Both problems have the same shape: a missing, low-friction touchpoint between booking and appointment. That is precisely what a text message is.

The flow: confirm at booking, remind before, make replying easy

The first message should land while the phone call is still warm — a confirmation sent the moment the booking is made, with the day, date, time, service and address in writing. This does two jobs: it moves the appointment out of the customer’s memory and into their messages, and it gives them something to check later without having to ring you.

The second message is the reminder, sent the day before. The day before matters more than the day of: it is the last moment a cancellation is still useful to you, because a slot freed up with a day’s notice can often be refilled, while a slot freed up an hour before usually cannot.

The critical feature of the reminder is a reply path. “Reply YES to confirm or call us to reschedule” turns the awkward oh-no-I-need-to-cancel phone call into a two-second text. You want cancelling to be easy. That sounds backwards, but a customer who cancels by reply on Wednesday is a solved problem; a customer who felt too awkward to cancel is Thursday’s no-show. And a reply of YES is valuable in itself — a customer who has actively confirmed has, in a small way, given their word, and people are far more inclined to keep an appointment they have just re-committed to than one they merely made once.

The tone: sound like a person, not a system

A good confirmation reads like a text from a well-organised human. “Hi Sarah — you’re booked with Apex Plumbing this Thursday 10 April at 9:30am for a hot water service at 12 Bourke St. Reply YES to confirm, or call us on this number if that no longer suits.” Short, specific, warm, and every fact the customer needs in one glance.

A bad one reads like a system talking to itself: booking references nobody asked for, all-caps warnings about cancellation fees, no business name, no human phrasing. Threatening language deserves special mention — leading with fees tells a good-faith customer you assume the worst of them, and it does nothing to the rare bad actor anyway. State your cancellation policy once, plainly, at booking time; do not restate it like a caution notice in every message.

Two smaller rules.
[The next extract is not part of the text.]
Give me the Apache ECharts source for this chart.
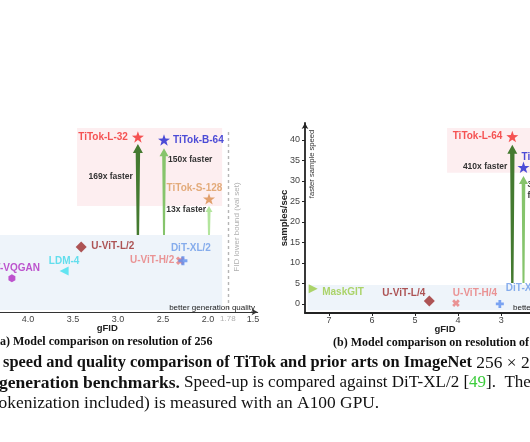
<!DOCTYPE html>
<html><head><meta charset="utf-8">
<script src="https://cdn.jsdelivr.net/npm/echarts@6/dist/echarts.min.js"></script>
<style>html,body{margin:0;padding:0;background:#fff}#c{width:530px;height:442px}</style>
</head><body><div id="c"></div><script>
// ---------- (a) resolution 256 ----------
const aModels = ['TiTok-L-32','TiTok-B-64','TiTok-S-128','U-ViT-L/2','U-ViT-H/2','DiT-XL/2','LDM-4','ViT-VQGAN'];
const aGfid   = [2.78, 2.49, 1.99, 3.41, 2.31, 2.28, 3.60, 4.18];
const aSpeed  = [101.6, 89.8, 7.8, 1.06, 0.6, 0.6, 0.39, 0.29];
const aTicks  = [4.0, 3.5, 3.0, 2.5, 2.0, 1.78, 1.5];
const aFidBound = 1.78;
const aBoundSpan = [0.081, 138];
const aArrowModels = ['TiTok-L-32','TiTok-B-64','TiTok-S-128'];
const aArrowFrom = 1.74;
const aArrowTo = [76, 64, 5.8];
const aSpeedup = ['169x faster','150x faster','13x faster'];
const aFastBand = [[3.456, 5.8],[1.844, 147.6]];
const aSlowBand = [[4.79, 0.0776],[1.844, 1.74]];
// ---------- (b) resolution 512 ----------
const bModels = ['TiTok-L-64','TiTok-B-64','MaskGIT','U-ViT-L/4','U-ViT-H/4','DiT-XL/2'];
const bGfid   = [2.74, 2.48, 7.37, 4.67, 4.05, 3.03];
const bSpeed  = [40.8, 33.3, 3.7, 0.73, 0.2, 0.0];
const bXTicks = [7, 6, 5, 4, 3, 2];
const bYTicks = [0, 5, 10, 15, 20, 25, 30, 35, 40];
const bArrowModels = ['TiTok-L-64','TiTok-B-64'];
const bArrowFrom = 5.1;
const bArrowTo = [38.8, 31.2];
const bSpeedup = ['410x faster','333x\nfaster'];
const bFastBand = [[4.256, 32.0],[1.9, 42.9]];
const bSlowBand = [[7.5, -1.5],[1.9, 4.6]];

const SANS = '"Liberation Sans", Arial, sans-serif';
const SERIF = '"Liberation Serif", "Times New Roman", serif';
const STAR = 'path://M0,-10L2.35,-3.24L9.51,-3.09L3.8,1.24L5.88,8.09L0,4L-5.88,8.09L-3.8,1.24L-9.51,-3.09L-2.35,-3.24Z';
const PLUS = 'path://M-1.1,-3.2H1.1V-1.1H3.2V1.1H1.1V3.2H-1.1V1.1H-3.2V-1.1H-1.1Z';
const HEX = 'path://M0,-1L0.866,-0.5L0.866,0.5L0,1L-0.866,0.5L-0.866,-0.5Z';

const STY = {
  'TiTok-L-32': {sym:STAR, size:12, c:'#f32b2b', lc:'#f32b2b', al:'right', off:[-10,0]},
  'TiTok-B-64': {sym:STAR, size:12, c:'#1f22cf', lc:'#1f22cf', al:'left', off:[9,0]},
  'TiTok-S-128':{sym:STAR, size:12, c:'#d98b4b', lc:'#dc9a5c', al:'center', off:[-14.5,-11]},
  'U-ViT-L/2':  {sym:'diamond', size:11, c:'#9c2b2b', lc:'#9c2b2b', al:'left', off:[10,-1]},
  'U-ViT-H/2':  {sym:PLUS, size:9, rot:45, c:'#e97a7a', lc:'#e97a7a', al:'right', off:[-6,0]},
  'DiT-XL/2':   {sym:PLUS, size:9, c:'#5c8ef0', lc:'#6a9ae8', al:'center', off:[8,-12]},
  'LDM-4':      {sym:'triangle', size:9, rot:90, c:'#3fe0ef', lc:'#3fd8ea', al:'center', off:[0,-10]},
  'ViT-VQGAN':  {sym:HEX, size:8, c:'#b02bc2', lc:'#b02bc2', al:'right', off:[28,-10]},
};
const STYB = {
  'TiTok-L-64': {sym:STAR, size:12, c:'#f32b2b', lc:'#f32b2b', al:'right', off:[-10,0]},
  'TiTok-B-64': {sym:STAR, size:12, c:'#1f22cf', lc:'#1f22cf', al:'left', off:[-2,-10]},
  'MaskGIT':    {sym:'triangle', size:9, rot:-90, c:'#9acb45', lc:'#9acb45', al:'left', off:[9,3]},
  'U-ViT-L/4':  {sym:'diamond', size:11, c:'#9c2b2b', lc:'#9c2b2b', al:'right', off:[-4,-8]},
  'U-ViT-H/4':  {sym:PLUS, size:8, rot:45, c:'#e97a7a', lc:'#e97a7a', al:'center', off:[19,-10]},
  'DiT-XL/2':   {sym:PLUS, size:8, c:'#5c8ef0', lc:'#6a9ae8', al:'left', off:[6,-16]},
};
const ARROW_A = [
  {c:'#447a30', hl:9, hw:5, wb:1.2, wt:2.2, tx:-5, ty:33, al:'right'},
  {c:'#86c46c', hl:8, hw:4.5, wb:1.0, wt:1.8, tx:4, ty:12, al:'left'},
  {c:'#b3e59d', hl:6, hw:3.5, wb:1.0, wt:1.5, tx:-3, ty:4, al:'right'},
];
const ARROW_B = [
  {c:'#447a30', hl:9, hw:5, wb:1.2, wt:2.2, tx:-5, ty:22, al:'right'},
  {c:'#86c46c', hl:8, hw:4.5, wb:1.0, wt:1.8, tx:4, ty:14, al:'left'},
];

function pointSeries(idx, models, gf, sp, sty) {
  return models.map((m, i) => {
    const s = sty[m];
    return {
      type:'scatter', name:m, xAxisIndex:idx, yAxisIndex:idx, z:5, silent:true, clip:false,
      symbol:s.sym, symbolSize:s.size, symbolRotate:s.rot||0, symbolKeepAspect:true,
      itemStyle:{color:s.c},
      label:{show:true, position:'inside', align:s.al, verticalAlign:'middle', offset:s.off,
        formatter:m, color:s.lc, fontFamily:SANS, fontWeight:'bold', fontSize:10},
      data:[[gf[i], sp[i]]]
    };
  });
}
function arrowSeries(idx, models, gfList, gf, from, to, texts, sty) {
  return {
    type:'custom', xAxisIndex:idx, yAxisIndex:idx, z:2, silent:true, clip:false,
    data: models.map((m, i) => [gf[gfList.indexOf(m)], from, to[i], i]),
    renderItem(params, api) {
      const i = api.value(3), s = sty[i];
      const p0 = api.coord([api.value(0), api.value(1)]);
      const p1 = api.coord([api.value(0), api.value(2)]);
      const x = p0[0], yb = p0[1], yt = p1[1];
      return {type:'group', children:[
        {type:'polygon', shape:{points:[[x-s.wb,yb],[x-s.wt,yt+s.hl],[x-s.hw,yt+s.hl],[x,yt],[x+s.hw,yt+s.hl],[x+s.wt,yt+s.hl],[x+s.wb,yb]]},
          style:{fill:s.c}},
        {type:'text', x:x+s.tx, y:yt+s.ty, style:{text:texts[i], fill:'#333', font:'bold 8.5px ' + SANS,
          align:s.al, verticalAlign:'middle', lineHeight:10.5}}
      ]};
    }
  };
}
function bandSeries(idx, fast, slow, extra) {
  const s = {
    type:'scatter', xAxisIndex:idx, yAxisIndex:idx, data:[], silent:true, z:0,
    markArea:{silent:true, data:[
      [{coord:fast[0], itemStyle:{color:'#fdeef0'}}, {coord:fast[1]}],
      [{coord:slow[0], itemStyle:{color:'#eef4fa'}}, {coord:slow[1]}]
    ]}
  };
  if (extra) s.markLine = extra;
  return s;
}

const chart = echarts.init(document.getElementById('c'), null, {renderer:'canvas'});
const option = {
  animation:false,
  backgroundColor:'#fff',
  grid:[
    {left:-43, top:123, width:300.6, height:189, outerBoundsMode:'none', containLabel:false},
    {left:305, top:123, width:280, height:190, outerBoundsMode:'none', containLabel:false}
  ],
  xAxis:[
    {type:'value', gridIndex:0, inverse:true, min:1.45, max:4.79,
      name:'gFID', nameLocation:'middle', nameGap:11, nameMoveOverlap:false,
      nameTextStyle:{fontFamily:SANS, fontWeight:'bold', fontSize:9.5, color:'#222'},
      axisLine:{onZero:false, lineStyle:{color:'#333', width:1.2}, symbol:['none','arrow'], symbolSize:[5,6]},
      axisTick:{show:false}, splitLine:{show:false},
      axisLabel:{customValues:aTicks, margin:3, fontFamily:SANS, fontSize:9, color:'#444',
        formatter:v => Math.abs(v - aFidBound) < 1e-6 ? '{g|' + v.toFixed(2) + '}' : v.toFixed(1),
        rich:{g:{color:'#b0b0b0', fontSize:8, fontFamily:SANS}}}},
    {type:'value', gridIndex:1, inverse:true, min:1.05, max:7.56,
      name:'gFID', nameLocation:'middle', nameGap:11, nameMoveOverlap:false,
      nameTextStyle:{fontFamily:SANS, fontWeight:'bold', fontSize:9.5, color:'#222'},
      axisLine:{onZero:false, lineStyle:{color:'#222', width:1.8}},
      axisTick:{customValues:bXTicks, length:3, lineStyle:{color:'#222'}}, splitLine:{show:false},
      axisLabel:{customValues:bXTicks, margin:3, fontFamily:SANS, fontSize:9, color:'#444'}}
  ],
  yAxis:[
    {type:'log', gridIndex:0, min:0.0714, max:181.6, show:false, splitLine:{show:false}},
    {type:'value', gridIndex:1, min:-2.2, max:44.1,
      name:'samples/sec', nameLocation:'middle', nameGap:16, nameMoveOverlap:false,
      nameTextStyle:{fontFamily:SANS, fontWeight:'bold', fontSize:9.5, color:'#222'},
      axisLine:{show:true, onZero:false, lineStyle:{color:'#222', width:1.8}, symbol:['none','arrow'], symbolSize:[5,6]},
      axisTick:{show:true, customValues:bYTicks, length:3, lineStyle:{color:'#222'}}, splitLine:{show:false},
      axisLabel:{customValues:bYTicks, margin:5, fontFamily:SANS, fontSize:9, color:'#444'}}
  ],
  series:[
    bandSeries(0, aFastBand, aSlowBand, {silent:true, symbol:'none', label:{show:false},
      lineStyle:{color:'#b5b5b5', type:[3,3], width:1.4},
      data:[[{coord:[aFidBound, aBoundSpan[0]]},{coord:[aFidBound, aBoundSpan[1]]}]]}),
    bandSeries(1, bFastBand, bSlowBand),
    arrowSeries(0, aArrowModels, aModels, aGfid, aArrowFrom, aArrowTo, aSpeedup, ARROW_A),
    arrowSeries(1, bArrowModels, bModels, bGfid, bArrowFrom, bArrowTo, bSpeedup, ARROW_B),
    ...pointSeries(0, aModels, aGfid, aSpeed, STY),
    ...pointSeries(1, bModels, bGfid, bSpeed, STYB)
  ],
  graphic:[
    {type:'text', z:100, x:255, y:308, style:{text:'better generation quality', fill:'#222', font:'8px ' + SANS, align:'right', verticalAlign:'middle'}},
    {type:'text', z:100, x:513, y:308, style:{text:'better generation quality', fill:'#222', font:'8px ' + SANS, align:'left', verticalAlign:'middle'}},
    {type:'text', z:100, x:237, y:227, rotation:Math.PI/2, style:{text:'FID lower bound (val set)', fill:'#b0b0b0', font:'8px ' + SANS, align:'center', verticalAlign:'middle'}},
    {type:'text', z:100, x:312, y:164, rotation:Math.PI/2, style:{text:'faster sample speed', fill:'#333', font:'7.6px ' + SANS, align:'center', verticalAlign:'middle'}},
    {type:'text', z:100, x:-4, y:342, style:{text:'(a) Model comparison on resolution of 256', fill:'#111', font:'bold 12px ' + SERIF, align:'left', verticalAlign:'middle'}},
    {type:'text', z:100, x:333, y:343, style:{text:'(b) Model comparison on resolution of 512', fill:'#111', font:'bold 12px ' + SERIF, align:'left', verticalAlign:'middle'}},
    {type:'text', z:100, x:3, y:363, style:{text:'{b|speed and quality comparison of TiTok and prior arts on ImageNet}{n| 256 × 256 and 512 × 512}',
      verticalAlign:'middle', rich:{b:{font:'bold 16.4px ' + SERIF, fill:'#111'}, n:{font:'17.4px ' + SERIF, fill:'#111'}}}},
    {type:'text', z:100, x:-1, y:383, style:{text:'{b|generation benchmarks.}{n| Speed-up is compared against DiT-XL/2 [}{g|49}{n|].  The sampling speed}',
      verticalAlign:'middle', rich:{b:{font:'bold 17.5px ' + SERIF, fill:'#111'}, n:{font:'17px ' + SERIF, fill:'#111'}, g:{font:'17px ' + SERIF, fill:'#3ccc3c'}}}},
    {type:'text', z:100, x:-12, y:403, style:{text:'(tokenization included) is measured with an A100 GPU.', fill:'#111', font:'17.4px ' + SERIF, verticalAlign:'middle'}}
  ]
};
chart.setOption(option);
</script></body></html>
Always include your business name — customers book several things a week and “your appointment tomorrow at 9:30” from an unknown number is noise. And keep it to one message; if the text needs a scroll, it needed an edit.

Close the loop

Confirmations only work if they are actually sent, every time, including for the booking taken at 8pm on a Sunday. That consistency is hard to sustain by hand, which is why it is a good job for the same system that takes the booking. When Estric answers your phone and books an appointment during the call, the SMS confirmation goes out automatically — no relying on anyone remembering to send it. The booking, the confirmation and the call recording all land in one dashboard, so when a customer says “I never got a time,” you can see exactly what was booked and what was sent.

None of this eliminates no-shows entirely; nothing does. But most no-shows are a memory problem and a friction problem, and a written confirmation plus a day-before reminder with an easy reply path attacks both directly. It is one of the rare fixes in a service business that costs almost nothing and asks nothing of your customers except a glance at their phone.